Quantum computing isn’t exactly cheap. Current prototypes cost millions, making them inaccessible for all but the largest financial institutions.

3. Security Concerns

Quantum computers have the potential to break traditional encryption methods. This means that unless we develop quantum-proof security, your banking passwords might be as effective as using "123456" to protect your savings.


The Road Ahead: When Will Finance Go Quantum?

While we’re not yet in the era where quantum computers dominate finance, progress is being made:

  • Big banks like JPMorgan and Goldman Sachs are already experimenting with quantum algorithms for portfolio optimization.
  • IBM, Google, and D-Wave continue to push quantum hardware closer to commercial viability.
  • Governments and universities are investing billions into quantum research, ensuring the technology matures faster than your savings account’s interest rate.
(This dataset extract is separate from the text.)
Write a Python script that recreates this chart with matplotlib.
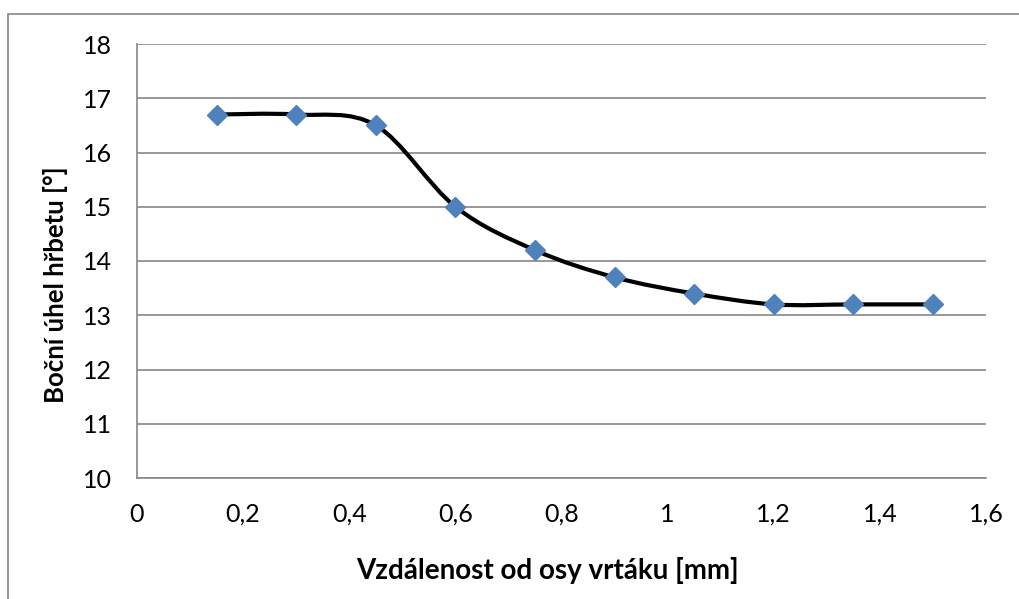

In the next 5-10 years, hybrid quantum-classical systems will likely be integrated into financial services, enhancing rather than replacing existing models.


Conclusion: Should You Care About Quantum Finance?

If you’re a trader, banker, or just someone who checks their stock portfolio 15 times a day, quantum computing should definitely be on your radar. While it won’t replace traditional financial models overnight, it has the potential to revolutionize the industry within the next decade.

But for now, unless you’re planning to invest in quantum startups or work for a financial institution dabbling in the technology, you can sit back, relax, and let the banks do the heavy quantum lifting.

One thing’s for sure: the future of finance won’t be the same once quantum computing goes mainstream. Until then, we’ll have to make do with our "old-school" algorithms and hope they don’t take too long to crunch the numbers.


Final Thought

If a quantum computer ever tells you to buy a stock, you might want to listen—just don’t expect it to explain why. After all, quantum physics is still mostly magic to us mortals.